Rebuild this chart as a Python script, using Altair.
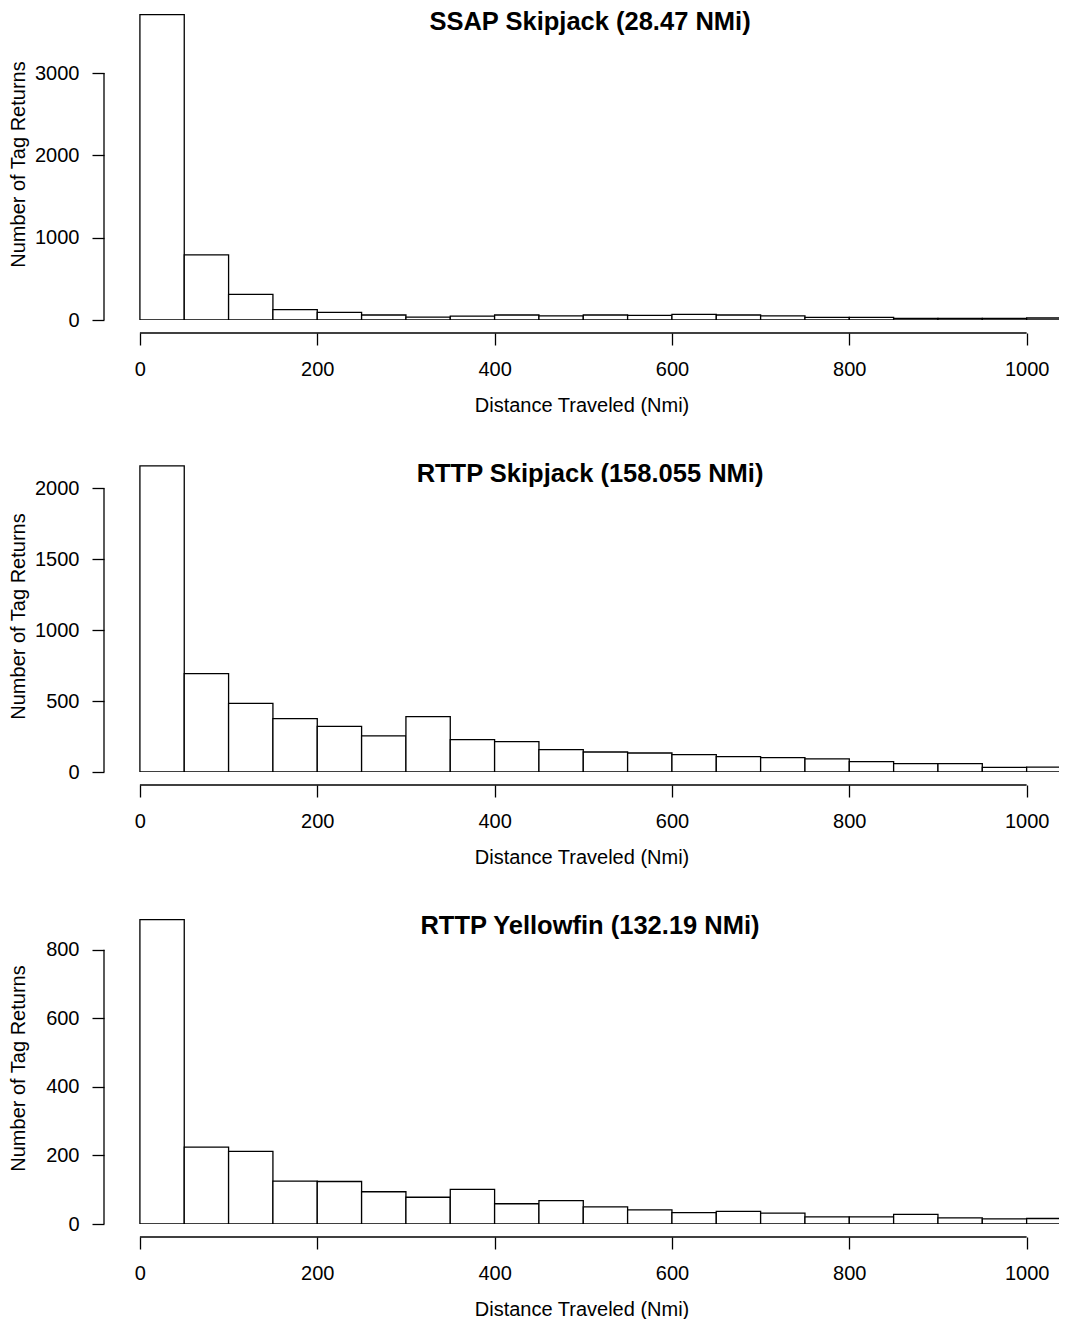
import altair as alt
import pandas as pd

# ---- data ----
bin_starts = list(range(0, 1050, 50))
bin_width = 50

titles = ["SSAP Skipjack (28.47 NMi)", "RTTP Skipjack (158.055 NMi)", "RTTP Yellowfin (132.19 NMi)"]
ssap_skj = [3710, 790, 311, 125, 92, 61, 36, 48, 61, 49, 61, 57, 69, 61, 49, 32, 32, 20, 20, 20, 24]
rttp_skj = [2158, 694, 484, 376, 322, 254, 390, 228, 214, 157, 141, 134, 122, 108, 101, 92, 73, 59, 59, 33, 35]
rttp_yft = [888, 224, 212, 125, 124, 94, 78, 101, 59, 68, 50, 41, 33, 37, 32, 21, 21, 28, 18, 15, 16]

x_ticks = [0, 200, 400, 600, 800, 1000]
y_ticks = [[0, 1000, 2000, 3000], [0, 500, 1000, 1500, 2000], [0, 200, 400, 600, 800]]
y_domains = [3790, 2199, 910]
x_domain = [-40.5, 1036.5]

x_title = "Distance Traveled (Nmi)"
y_title = "Number of Tag Returns"

FONT = "Liberation Sans"
W = 955
H = 312
LW = 1.3


def panel(counts, title, yticks, ydom):
    df = pd.DataFrame({
        "start": bin_starts,
        "end": [b + bin_width for b in bin_starts],
        "count": counts,
    })
    xs = alt.Scale(domain=x_domain, nice=False, zero=False)
    ys = alt.Scale(domain=[0, ydom], nice=False, zero=True)
    xax = alt.Axis(values=x_ticks, format="d", domain=False, offset=13, tickSize=12, tickWidth=LW,
                   tickColor="black", labelFontSize=20, labelPadding=14, labelColor="black",
                   labelFont=FONT, labelFlush=False, labelOverlap=False, grid=False,
                   title=x_title, titleFontSize=20, titleFontWeight="normal", titleFont=FONT,
                   titleColor="black", titlePadding=16)
    yax = alt.Axis(values=yticks, format="d", domain=False, tickSize=12, tickWidth=LW, tickColor="black",
                   labelFontSize=20, labelPadding=13, labelColor="black", labelFont=FONT,
                   labelFlush=False, labelOverlap=False, grid=False,
                   title=y_title, titleFontSize=20, titleFontWeight="normal", titleFont=FONT,
                   titleColor="black", titleX=-80, titleBaseline="alphabetic")

    bars = alt.Chart(df).mark_rect(fill="white", stroke="black", strokeWidth=LW, clip=True).encode(
        x=alt.X("start:Q", scale=xs, axis=xax),
        x2="end:Q",
        y=alt.Y("count:Q", scale=ys, axis=yax),
        y2=alt.datum(0),
    )
    yline = alt.Chart(pd.DataFrame({"lo": [yticks[0]], "hi": [yticks[-1]]})).mark_rule(
        color="black", strokeWidth=LW).encode(
        x=alt.value(0),
        y=alt.Y("lo:Q", scale=ys, axis=yax),
        y2="hi:Q",
    )
    xline = alt.Chart(pd.DataFrame({"lo": [x_ticks[0]], "hi": [x_ticks[-1]]})).mark_rule(
        color="black", strokeWidth=LW).encode(
        x=alt.X("lo:Q", scale=xs, axis=xax),
        x2="hi:Q",
        y=alt.value(H + 13),
    )
    ttl = alt.Chart(pd.DataFrame({"t": [title]})).mark_text(
        font=FONT, fontSize=25.5, fontWeight="bold", color="black", baseline="middle", align="center"
    ).encode(x=alt.value(486), y=alt.value(H - 297.8), text="t:N")
    return alt.layer(bars, yline, xline, ttl).properties(width=W, height=H)


chart = alt.vconcat(
    panel(ssap_skj, titles[0], y_ticks[0], y_domains[0]),
    panel(rttp_skj, titles[1], y_ticks[1], y_domains[1]),
    panel(rttp_yft, titles[2], y_ticks[2], y_domains[2]),
    spacing=140,
    bounds="flush",
).properties(
    padding={"left": 0, "top": 0, "right": 0, "bottom": 0}
).configure(
    font=FONT, background="white"
).configure_view(stroke=None, fill="white")

chart.save("out.html", embed_options={"renderer": "svg", "actions": False})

**Task prompt**
Give again, word for word, every line from the top of the data through the line with "bin_width = 50", both ends included, and exclude the pictures.

**Response**
Rebuild this chart as a Python script, using Altair.
import altair as alt
import pandas as pd

# ---- data ----
bin_starts = list(range(0, 1050, 50))
bin_width = 50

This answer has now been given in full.